There are some positive signs in that the government has approved a 22% pay settlement  for junior doctors and public sector workers are in line for a 5.5% pay rise, though the real average wage in the UK is unchanged since 2008. The government has become a slave to its arbitrary fiscal rules and the Chancellor has referred to “tough decisions on welfare and spending”, a code for another bout of austerity.

We can now see that it is business as usual. No matter what the outcome of any election, one group always wins: that is big corporations and wealthy elites. Their power ensures that corporate welfare programmes continue unabated whilst the welfare of children and pensioners is downgraded. Dreaded PFI has returned and private equity and hedge funds must be laughing all the way to the bank. Good purchasing power for the masses is essential for any sustained economic revival but Labour has not indicated any plans. Corporate takeover of the Labour Party is already delivering huge dividends for its backers. But this will only disenchant people and drive many into the arms of the far-right extremists. A change of course is urgently needed, but that requires Labour to stand up to organised corporate interests.

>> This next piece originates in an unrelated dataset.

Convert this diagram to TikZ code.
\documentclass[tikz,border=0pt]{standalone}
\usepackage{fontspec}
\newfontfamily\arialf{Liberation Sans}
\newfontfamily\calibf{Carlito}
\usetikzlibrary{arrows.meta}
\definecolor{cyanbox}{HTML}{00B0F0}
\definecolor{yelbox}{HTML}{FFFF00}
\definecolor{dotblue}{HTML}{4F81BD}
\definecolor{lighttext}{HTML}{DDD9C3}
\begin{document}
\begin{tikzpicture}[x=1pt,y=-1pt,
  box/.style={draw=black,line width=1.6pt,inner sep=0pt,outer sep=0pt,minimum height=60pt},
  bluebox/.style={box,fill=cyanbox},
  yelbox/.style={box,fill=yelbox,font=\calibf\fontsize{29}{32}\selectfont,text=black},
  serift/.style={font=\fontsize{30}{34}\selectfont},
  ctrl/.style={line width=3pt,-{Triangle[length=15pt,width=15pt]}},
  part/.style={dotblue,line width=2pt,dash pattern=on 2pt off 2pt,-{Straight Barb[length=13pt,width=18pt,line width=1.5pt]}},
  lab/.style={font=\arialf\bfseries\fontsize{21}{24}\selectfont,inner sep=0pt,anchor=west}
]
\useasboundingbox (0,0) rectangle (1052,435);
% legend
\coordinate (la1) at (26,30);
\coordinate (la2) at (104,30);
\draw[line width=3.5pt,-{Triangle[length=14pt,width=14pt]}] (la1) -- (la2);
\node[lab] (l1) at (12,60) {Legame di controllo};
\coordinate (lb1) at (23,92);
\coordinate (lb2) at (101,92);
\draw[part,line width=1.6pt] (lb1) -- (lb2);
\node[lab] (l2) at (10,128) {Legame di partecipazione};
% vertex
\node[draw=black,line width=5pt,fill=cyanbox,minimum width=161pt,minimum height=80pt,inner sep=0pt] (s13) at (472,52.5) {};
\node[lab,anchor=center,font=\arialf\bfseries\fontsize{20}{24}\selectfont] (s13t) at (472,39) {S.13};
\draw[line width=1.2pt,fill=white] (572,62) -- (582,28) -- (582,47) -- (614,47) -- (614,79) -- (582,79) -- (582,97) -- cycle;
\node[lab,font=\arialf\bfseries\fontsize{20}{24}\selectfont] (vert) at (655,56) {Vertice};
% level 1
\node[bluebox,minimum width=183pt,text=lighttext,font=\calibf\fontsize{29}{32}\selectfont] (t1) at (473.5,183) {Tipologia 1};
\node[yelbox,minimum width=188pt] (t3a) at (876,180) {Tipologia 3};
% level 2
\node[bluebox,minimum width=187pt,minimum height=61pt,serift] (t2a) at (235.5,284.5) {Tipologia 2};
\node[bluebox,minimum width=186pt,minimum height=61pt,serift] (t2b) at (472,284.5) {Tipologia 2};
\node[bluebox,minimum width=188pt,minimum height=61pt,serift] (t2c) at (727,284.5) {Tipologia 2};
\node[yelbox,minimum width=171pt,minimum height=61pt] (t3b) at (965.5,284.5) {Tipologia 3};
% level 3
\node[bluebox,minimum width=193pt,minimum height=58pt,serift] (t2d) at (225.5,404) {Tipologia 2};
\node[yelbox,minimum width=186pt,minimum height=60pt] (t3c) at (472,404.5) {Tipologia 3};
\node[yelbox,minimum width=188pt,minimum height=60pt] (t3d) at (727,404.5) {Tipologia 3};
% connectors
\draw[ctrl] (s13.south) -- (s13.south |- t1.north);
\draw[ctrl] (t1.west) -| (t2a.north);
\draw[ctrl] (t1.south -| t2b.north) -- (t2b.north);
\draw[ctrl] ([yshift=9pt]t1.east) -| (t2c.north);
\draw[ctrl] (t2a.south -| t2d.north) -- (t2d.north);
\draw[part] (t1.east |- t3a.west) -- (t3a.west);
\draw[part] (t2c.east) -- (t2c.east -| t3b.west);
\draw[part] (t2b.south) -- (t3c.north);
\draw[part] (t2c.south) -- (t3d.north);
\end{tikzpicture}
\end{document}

It is appropriate to end this article with a quote attributed to Abraham Lincoln: “I see in the near future a crisis approaching that unnerves me and causes me to tremble for the safety of my country… corporations have been enthroned and an era of corruption in high places will follow, and the money power of the country will endeavor to prolong its reign by working upon the prejudices of the people until all wealth is aggregated in a few hands and the Republic is destroyed.”